Drop the images; return everything else in the listing below exactly.
# START OF Collected material
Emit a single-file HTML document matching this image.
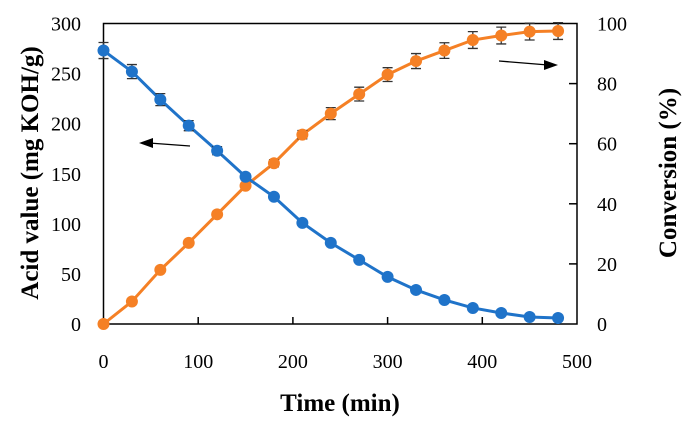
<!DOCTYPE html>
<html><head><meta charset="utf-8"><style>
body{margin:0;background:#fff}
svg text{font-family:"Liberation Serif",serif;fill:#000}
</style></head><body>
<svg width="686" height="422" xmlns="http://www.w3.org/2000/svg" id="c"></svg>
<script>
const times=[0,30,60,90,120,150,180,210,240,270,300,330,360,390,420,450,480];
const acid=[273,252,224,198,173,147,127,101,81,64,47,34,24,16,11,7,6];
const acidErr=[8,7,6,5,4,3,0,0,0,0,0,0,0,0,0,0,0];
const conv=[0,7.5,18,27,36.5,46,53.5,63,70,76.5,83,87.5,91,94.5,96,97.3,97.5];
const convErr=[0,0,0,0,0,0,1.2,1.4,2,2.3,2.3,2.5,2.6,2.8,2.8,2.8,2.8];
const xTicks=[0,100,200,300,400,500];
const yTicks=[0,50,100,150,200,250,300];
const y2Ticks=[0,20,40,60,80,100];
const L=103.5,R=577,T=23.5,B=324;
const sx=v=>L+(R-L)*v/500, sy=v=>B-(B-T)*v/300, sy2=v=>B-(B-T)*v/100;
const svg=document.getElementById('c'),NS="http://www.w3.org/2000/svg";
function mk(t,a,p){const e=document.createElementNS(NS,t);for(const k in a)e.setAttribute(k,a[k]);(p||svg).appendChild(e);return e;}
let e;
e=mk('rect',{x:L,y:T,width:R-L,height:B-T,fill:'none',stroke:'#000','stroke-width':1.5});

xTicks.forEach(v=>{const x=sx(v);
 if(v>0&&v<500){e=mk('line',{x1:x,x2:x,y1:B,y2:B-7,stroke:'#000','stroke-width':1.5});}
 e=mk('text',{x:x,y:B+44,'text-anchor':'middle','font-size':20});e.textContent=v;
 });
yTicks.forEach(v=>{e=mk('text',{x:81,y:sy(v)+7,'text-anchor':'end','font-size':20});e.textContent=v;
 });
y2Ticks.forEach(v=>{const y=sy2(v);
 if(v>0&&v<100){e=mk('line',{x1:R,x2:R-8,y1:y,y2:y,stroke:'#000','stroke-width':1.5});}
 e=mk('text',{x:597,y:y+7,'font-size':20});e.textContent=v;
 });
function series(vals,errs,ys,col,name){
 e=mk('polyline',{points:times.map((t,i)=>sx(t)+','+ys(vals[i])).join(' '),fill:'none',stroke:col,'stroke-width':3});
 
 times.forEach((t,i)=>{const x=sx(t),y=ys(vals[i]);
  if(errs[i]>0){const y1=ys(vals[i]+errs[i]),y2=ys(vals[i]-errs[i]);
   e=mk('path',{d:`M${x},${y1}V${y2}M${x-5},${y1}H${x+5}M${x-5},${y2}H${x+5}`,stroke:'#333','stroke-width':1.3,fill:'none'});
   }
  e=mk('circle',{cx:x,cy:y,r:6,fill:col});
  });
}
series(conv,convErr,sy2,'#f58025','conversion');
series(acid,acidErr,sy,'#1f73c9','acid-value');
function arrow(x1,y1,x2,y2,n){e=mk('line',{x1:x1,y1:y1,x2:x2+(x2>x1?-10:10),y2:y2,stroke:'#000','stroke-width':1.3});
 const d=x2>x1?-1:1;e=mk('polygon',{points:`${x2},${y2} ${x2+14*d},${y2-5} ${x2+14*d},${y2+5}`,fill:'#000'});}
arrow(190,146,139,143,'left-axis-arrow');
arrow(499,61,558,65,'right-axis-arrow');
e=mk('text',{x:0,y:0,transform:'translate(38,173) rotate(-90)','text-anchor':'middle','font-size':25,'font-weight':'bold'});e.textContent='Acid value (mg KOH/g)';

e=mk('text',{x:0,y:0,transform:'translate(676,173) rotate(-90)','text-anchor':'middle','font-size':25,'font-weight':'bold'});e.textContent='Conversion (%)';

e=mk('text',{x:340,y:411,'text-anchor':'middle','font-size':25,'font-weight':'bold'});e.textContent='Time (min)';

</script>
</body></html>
# END OF Collected material
### Solution:
Emit a single-file HTML document matching this image.
<!DOCTYPE html>
<html><head><meta charset="utf-8"><style>
body{margin:0;background:#fff}
svg text{font-family:"Liberation Serif",serif;fill:#000}
</style></head><body>
<svg width="686" height="422" xmlns="http://www.w3.org/2000/svg" id="c"></svg>
<script>
const times=[0,30,60,90,120,150,180,210,240,270,300,330,360,390,420,450,480];
const acid=[273,252,224,198,173,147,127,101,81,64,47,34,24,16,11,7,6];
const acidErr=[8,7,6,5,4,3,0,0,0,0,0,0,0,0,0,0,0];
const conv=[0,7.5,18,27,36.5,46,53.5,63,70,76.5,83,87.5,91,94.5,96,97.3,97.5];
const convErr=[0,0,0,0,0,0,1.2,1.4,2,2.3,2.3,2.5,2.6,2.8,2.8,2.8,2.8];
const xTicks=[0,100,200,300,400,500];
const yTicks=[0,50,100,150,200,250,300];
const y2Ticks=[0,20,40,60,80,100];
const L=103.5,R=577,T=23.5,B=324;
const sx=v=>L+(R-L)*v/500, sy=v=>B-(B-T)*v/300, sy2=v=>B-(B-T)*v/100;
const svg=document.getElementById('c'),NS="http://www.w3.org/2000/svg";
function mk(t,a,p){const e=document.createElementNS(NS,t);for(const k in a)e.setAttribute(k,a[k]);(p||svg).appendChild(e);return e;}
let e;
e=mk('rect',{x:L,y:T,width:R-L,height:B-T,fill:'none',stroke:'#000','stroke-width':1.5});

xTicks.forEach(v=>{const x=sx(v);
 if(v>0&&v<500){e=mk('line',{x1:x,x2:x,y1:B,y2:B-7,stroke:'#000','stroke-width':1.5});}
 e=mk('text',{x:x,y:B+44,'text-anchor':'middle','font-size':20});e.textContent=v;
 });
yTicks.forEach(v=>{e=mk('text',{x:81,y:sy(v)+7,'text-anchor':'end','font-size':20});e.textContent=v;
 });
y2Ticks.forEach(v=>{const y=sy2(v);
 if(v>0&&v<100){e=mk('line',{x1:R,x2:R-8,y1:y,y2:y,stroke:'#000','stroke-width':1.5});}
 e=mk('text',{x:597,y:y+7,'font-size':20});e.textContent=v;
 });
function series(vals,errs,ys,col,name){
 e=mk('polyline',{points:times.map((t,i)=>sx(t)+','+ys(vals[i])).join(' '),fill:'none',stroke:col,'stroke-width':3});
 
 times.forEach((t,i)=>{const x=sx(t),y=ys(vals[i]);
  if(errs[i]>0){const y1=ys(vals[i]+errs[i]),y2=ys(vals[i]-errs[i]);
   e=mk('path',{d:`M${x},${y1}V${y2}M${x-5},${y1}H${x+5}M${x-5},${y2}H${x+5}`,stroke:'#333','stroke-width':1.3,fill:'none'});
   }
  e=mk('circle',{cx:x,cy:y,r:6,fill:col});
  });
}
series(conv,convErr,sy2,'#f58025','conversion');
series(acid,acidErr,sy,'#1f73c9','acid-value');
function arrow(x1,y1,x2,y2,n){e=mk('line',{x1:x1,y1:y1,x2:x2+(x2>x1?-10:10),y2:y2,stroke:'#000','stroke-width':1.3});
 const d=x2>x1?-1:1;e=mk('polygon',{points:`${x2},${y2} ${x2+14*d},${y2-5} ${x2+14*d},${y2+5}`,fill:'#000'});}
arrow(190,146,139,143,'left-axis-arrow');
arrow(499,61,558,65,'right-axis-arrow');
e=mk('text',{x:0,y:0,transform:'translate(38,173) rotate(-90)','text-anchor':'middle','font-size':25,'font-weight':'bold'});e.textContent='Acid value (mg KOH/g)';

e=mk('text',{x:0,y:0,transform:'translate(676,173) rotate(-90)','text-anchor':'middle','font-size':25,'font-weight':'bold'});e.textContent='Conversion (%)';

e=mk('text',{x:340,y:411,'text-anchor':'middle','font-size':25,'font-weight':'bold'});e.textContent='Time (min)';

</script>
</body></html>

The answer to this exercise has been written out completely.